··· GIVEN MATERIAL

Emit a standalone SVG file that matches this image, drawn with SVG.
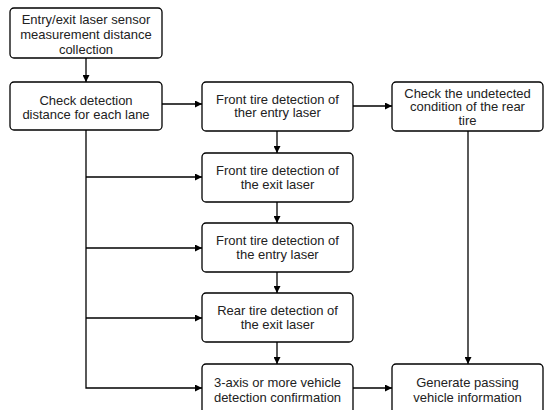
<svg xmlns="http://www.w3.org/2000/svg" width="545" height="410" viewBox="0 0 545 410">
<style>
.box{fill:#fff;stroke:#000;stroke-width:1.3}
.t{font-family:"Liberation Sans",Arial,sans-serif;font-size:13px;fill:#222;text-anchor:middle}
.c{fill:none;stroke:#000;stroke-width:1.3}
</style>
<defs>
<marker id="ah" viewBox="0 0 8 8" refX="8" refY="4" markerWidth="7" markerHeight="7" markerUnits="userSpaceOnUse" orient="auto">
<path d="M0,0 L8,4 L0,8 Z" fill="#000"/>
</marker>
</defs>
<rect width="545" height="410" fill="#fff"/>
<g id="connectors">
<path class="c" d="M86,58 V82" marker-end="url(#ah)"/>
<path class="c" d="M162,104 H202" marker-end="url(#ah)"/>
<path class="c" d="M353,106 H392" marker-end="url(#ah)"/>
<path class="c" d="M277,131 V153" marker-end="url(#ah)"/>
<path class="c" d="M277,202 V223" marker-end="url(#ah)"/>
<path class="c" d="M277,272 V293" marker-end="url(#ah)"/>
<path class="c" d="M277,342 V364" marker-end="url(#ah)"/>
<path class="c" d="M86,130 V388 H202" marker-end="url(#ah)"/>
<path class="c" d="M86,177 H202" marker-end="url(#ah)"/>
<path class="c" d="M86,248 H202" marker-end="url(#ah)"/>
<path class="c" d="M86,318 H202" marker-end="url(#ah)"/>
<path class="c" d="M353,388 H392" marker-end="url(#ah)"/>
<path class="c" d="M468,131 V364" marker-end="url(#ah)"/>
</g>
<g id="n1"><rect class="box" x="10" y="8" width="152" height="50" rx="4"/>
<text class="t" x="86" y="23.5">Entry/exit laser sensor</text>
<text class="t" x="86" y="38.5">measurement distance</text>
<text class="t" x="86" y="53.5">collection</text></g>
<g id="n2"><rect class="box" x="10" y="82" width="152" height="48" rx="4"/>
<text class="t" x="86" y="104.5">Check detection</text>
<text class="t" x="86" y="119">distance for each lane</text></g>
<g id="n3"><rect class="box" x="202" y="82" width="151" height="49" rx="4"/>
<text class="t" x="277.5" y="103.5">Front tire detection of</text>
<text class="t" x="277.5" y="117">ther entry laser</text></g>
<g id="n4"><rect class="box" x="392" y="82" width="151" height="49" rx="4"/>
<text class="t" x="467.5" y="97.5">Check the undetected</text>
<text class="t" x="467.5" y="111">condition of the rear</text>
<text class="t" x="467.5" y="124.5">tire</text></g>
<g id="n5"><rect class="box" x="202" y="153" width="151" height="49" rx="4"/>
<text class="t" x="277.5" y="174.5">Front tire detection of</text>
<text class="t" x="277.5" y="189">the exit laser</text></g>
<g id="n6"><rect class="box" x="202" y="223" width="151" height="49" rx="4"/>
<text class="t" x="277.5" y="244.5">Front tire detection of</text>
<text class="t" x="277.5" y="259">the entry laser</text></g>
<g id="n7"><rect class="box" x="202" y="293" width="151" height="49" rx="4"/>
<text class="t" x="277.5" y="314.5">Rear tire detection of</text>
<text class="t" x="277.5" y="329">the exit laser</text></g>
<g id="n8"><rect class="box" x="202" y="364" width="151" height="52" rx="4"/>
<text class="t" x="277.5" y="386.5">3-axis or more vehicle</text>
<text class="t" x="277.5" y="401.5">detection confirmation</text></g>
<g id="n9"><rect class="box" x="392" y="364" width="151" height="52" rx="4"/>
<text class="t" x="467.5" y="386.5">Generate passing</text>
<text class="t" x="467.5" y="401.5">vehicle  information</text></g>
</svg>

······

Return each line exactly as written. Any picture gets left out.

_RESULT OF THE TASK_
Emit a standalone SVG file that matches this image, drawn with SVG.
<svg xmlns="http://www.w3.org/2000/svg" width="545" height="410" viewBox="0 0 545 410">
<style>
.box{fill:#fff;stroke:#000;stroke-width:1.3}
.t{font-family:"Liberation Sans",Arial,sans-serif;font-size:13px;fill:#222;text-anchor:middle}
.c{fill:none;stroke:#000;stroke-width:1.3}
</style>
<defs>
<marker id="ah" viewBox="0 0 8 8" refX="8" refY="4" markerWidth="7" markerHeight="7" markerUnits="userSpaceOnUse" orient="auto">
<path d="M0,0 L8,4 L0,8 Z" fill="#000"/>
</marker>
</defs>
<rect width="545" height="410" fill="#fff"/>
<g id="connectors">
<path class="c" d="M86,58 V82" marker-end="url(#ah)"/>
<path class="c" d="M162,104 H202" marker-end="url(#ah)"/>
<path class="c" d="M353,106 H392" marker-end="url(#ah)"/>
<path class="c" d="M277,131 V153" marker-end="url(#ah)"/>
<path class="c" d="M277,202 V223" marker-end="url(#ah)"/>
<path class="c" d="M277,272 V293" marker-end="url(#ah)"/>
<path class="c" d="M277,342 V364" marker-end="url(#ah)"/>
<path class="c" d="M86,130 V388 H202" marker-end="url(#ah)"/>
<path class="c" d="M86,177 H202" marker-end="url(#ah)"/>
<path class="c" d="M86,248 H202" marker-end="url(#ah)"/>
<path class="c" d="M86,318 H202" marker-end="url(#ah)"/>
<path class="c" d="M353,388 H392" marker-end="url(#ah)"/>
<path class="c" d="M468,131 V364" marker-end="url(#ah)"/>
</g>
<g id="n1"><rect class="box" x="10" y="8" width="152" height="50" rx="4"/>
<text class="t" x="86" y="23.5">Entry/exit laser sensor</text>
<text class="t" x="86" y="38.5">measurement distance</text>
<text class="t" x="86" y="53.5">collection</text></g>
<g id="n2"><rect class="box" x="10" y="82" width="152" height="48" rx="4"/>
<text class="t" x="86" y="104.5">Check detection</text>
<text class="t" x="86" y="119">distance for each lane</text></g>
<g id="n3"><rect class="box" x="202" y="82" width="151" height="49" rx="4"/>
<text class="t" x="277.5" y="103.5">Front tire detection of</text>
<text class="t" x="277.5" y="117">ther entry laser</text></g>
<g id="n4"><rect class="box" x="392" y="82" width="151" height="49" rx="4"/>
<text class="t" x="467.5" y="97.5">Check the undetected</text>
<text class="t" x="467.5" y="111">condition of the rear</text>
<text class="t" x="467.5" y="124.5">tire</text></g>
<g id="n5"><rect class="box" x="202" y="153" width="151" height="49" rx="4"/>
<text class="t" x="277.5" y="174.5">Front tire detection of</text>
<text class="t" x="277.5" y="189">the exit laser</text></g>
<g id="n6"><rect class="box" x="202" y="223" width="151" height="49" rx="4"/>
<text class="t" x="277.5" y="244.5">Front tire detection of</text>
<text class="t" x="277.5" y="259">the entry laser</text></g>
<g id="n7"><rect class="box" x="202" y="293" width="151" height="49" rx="4"/>
<text class="t" x="277.5" y="314.5">Rear tire detection of</text>
<text class="t" x="277.5" y="329">the exit laser</text></g>
<g id="n8"><rect class="box" x="202" y="364" width="151" height="52" rx="4"/>
<text class="t" x="277.5" y="386.5">3-axis or more vehicle</text>
<text class="t" x="277.5" y="401.5">detection confirmation</text></g>
<g id="n9"><rect class="box" x="392" y="364" width="151" height="52" rx="4"/>
<text class="t" x="467.5" y="386.5">Generate passing</text>
<text class="t" x="467.5" y="401.5">vehicle  information</text></g>
</svg>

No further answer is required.